A dazzling exploration of the phenomenon of prediction betting markets that asks: what happens when democracy becomes another commodity?
For many, Donald Trump's decisive election victory over Kamala Harris in 2024 was a shock. Traditional polls had the race on a razor's edge. But, for those with eyes on prediction betting markets, a very different story was being told.
In recent years, prediction markets have swept the world, fundamentally changing the nature of the gambling market, and making their youthful pioneers billionaires. Posed as binary 'Yes/No' questions about future events, prediction bets allow any difference of opinion - whether on politics, wars, assassinations or popular culture - to be financialised.
But are these markets really a new phenomenon?

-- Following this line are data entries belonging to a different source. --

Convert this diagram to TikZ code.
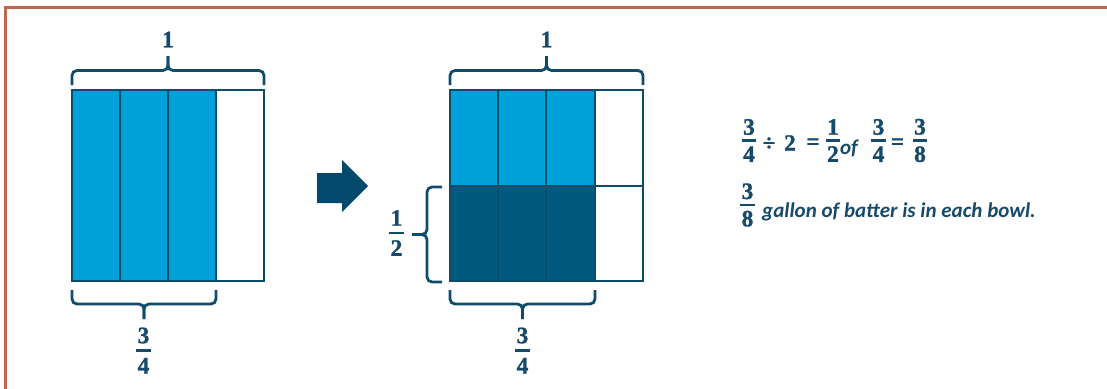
\documentclass[tikz,border=0pt]{standalone}
\usepackage{fontspec}
\setmainfont{Carlito}
\newfontfamily\numf{Liberation Serif Bold}[FakeBold=1.2]
\definecolor{lightblue}{HTML}{00A0DB}
\definecolor{darkcell}{HTML}{005A80}
\definecolor{edgec}{HTML}{0E4C6A}
\definecolor{txtc}{HTML}{174A6A}
\definecolor{arrowc}{HTML}{03496B}
\definecolor{framec}{HTML}{C2664F}
\newcommand\myfrac[3][6pt]{\vbox{\offinterlineskip\hbox{\kern1.2pt#2\kern1.2pt}\kern#1\hrule height 2.5pt\kern#1\hbox{\kern1.2pt#3\kern1.2pt}}}
\tikzset{
  cellline/.style={draw=edgec, line width=2pt},
  bracestyle/.style={draw=edgec, line width=2.8pt, rounded corners=5pt},
  lbl/.style={text=txtc, inner sep=0pt, font=\fontsize{23.5}{27}\selectfont\numf},
  sym/.style={text=txtc, inner sep=0pt, font=\fontsize{23}{27}\selectfont\numf},
  sentence/.style={text=txtc, inner sep=0pt, font=\fontsize{21}{25}\selectfont\bfseries\itshape},
}
\begin{document}
\begin{tikzpicture}[x=1pt,y=-1pt]
\useasboundingbox (0,0) rectangle (1107,388);
\begin{scope}
\clip (0,0) rectangle (1107,388);
\draw[framec, line width=3pt] (5.5,400) -- (5.5,7.5) -- (1120,7.5);
\end{scope}
% left grid
\fill[lightblue] (72,90) rectangle (216,281);
\draw[cellline] (72,90) rectangle (264,281);
\foreach \x in {120,168,216} \draw[cellline] (\x,90) -- (\x,281);
% right grid
\fill[lightblue] (450,90) rectangle (595,185.5);
\fill[darkcell] (450,185.5) rectangle (595,281);
\draw[cellline] (450,90) rectangle (643,281);
\foreach \x in {498,546,595} \draw[cellline] (\x,90) -- (\x,281);
\draw[cellline] (450,185.5) -- (643,185.5);
% braces
\draw[bracestyle] (72,85) -- (72,70.5) -- (168,70.5) -- (168,56);
\draw[bracestyle] (264,85) -- (264,70.5) -- (168,70.5) -- (168,56);
\draw[bracestyle] (450,85) -- (450,70.5) -- (546.5,70.5) -- (546.5,56);
\draw[bracestyle] (643,85) -- (643,70.5) -- (546.5,70.5) -- (546.5,56);
\draw[bracestyle] (72,290) -- (72,304) -- (144,304) -- (144,319);
\draw[bracestyle] (216,290) -- (216,304) -- (144,304) -- (144,319);
\draw[bracestyle] (450,290) -- (450,304) -- (522.5,304) -- (522.5,319);
\draw[bracestyle] (595,290) -- (595,304) -- (522.5,304) -- (522.5,319);
\draw[bracestyle] (442,187) -- (427,187) -- (427,234.5) -- (412,234.5);
\draw[bracestyle] (442,282) -- (427,282) -- (427,234.5) -- (412,234.5);
% arrow
\fill[arrowc] (317,173) -- (342,173) -- (342,160) -- (368,186) -- (342,212) -- (342,203) -- (317,203) -- cycle;
% labels
\node[lbl] (oneL) at (168,39.5) {1};
\node[lbl] (oneR) at (546.5,39.5) {1};
\node[lbl] (tqL) at (143.5,350.5) {\myfrac[6pt]{3}{4}};
\node[lbl] (tqR) at (522.5,350.5) {\myfrac[6pt]{3}{4}};
\node[lbl] (half) at (396.5,233) {\myfrac[6pt]{1}{2}};
% equation
\node[lbl] (fA) at (749,140.5) {\myfrac[4.5pt]{3}{4}};
\node[sym] (dv) at (769,144) {÷};
\node[sym, anchor=base] (two) at (790,150.5) {2};
\node[sym] (eqA) at (813,144) {=};
\node[lbl] (fB) at (833,140.5) {\myfrac[4.5pt]{1}{2}};
\node[sentence, anchor=base] (of) at (849,154) {of};
\node[lbl] (fC) at (878.5,140.5) {\myfrac[4.5pt]{3}{4}};
\node[sym] (eqB) at (897.5,144) {=};
\node[lbl] (fD) at (920,140.5) {\myfrac[4.5pt]{3}{8}};
% sentence
\node[lbl] (fE) at (747.5,205) {\myfrac[4.5pt]{3}{8}};
\node[sentence, anchor=base west] (sent) at (762,217) {gallon of batter is in each bowl.};
\end{tikzpicture}
\end{document}
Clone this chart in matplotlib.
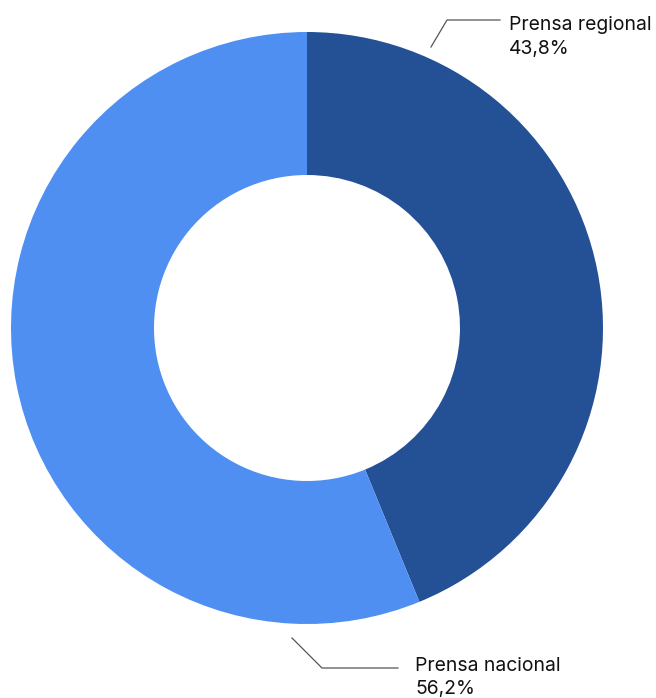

What does it mean when markets get closer to the truth than the institutions we built to protect us? And what happens when those tasked with safeguarding democracy possess financial stakes in its volatility?
From Renaissance Rome, where merchants wagered on papal conclaves, through London coffee house gossip during the Napoleonic Wars, to the Pentagon's ill-fated terrorism futures exchange, The Big Bet describes the full five-hundred-year arc of a permissive regime which no one designed and no one voted for.
Drawing on deep expertise, Michael Auerbach examines how these markets are changing our world, and what they mean for the future of our democratic self-governance. Because they are not an anomaly - they are the logical endpoint of a society that has applied market capitalism to every aspect of life. And in a world when everything is a wager and nothing is off limits, knowing where the chips will fall matters more than ever.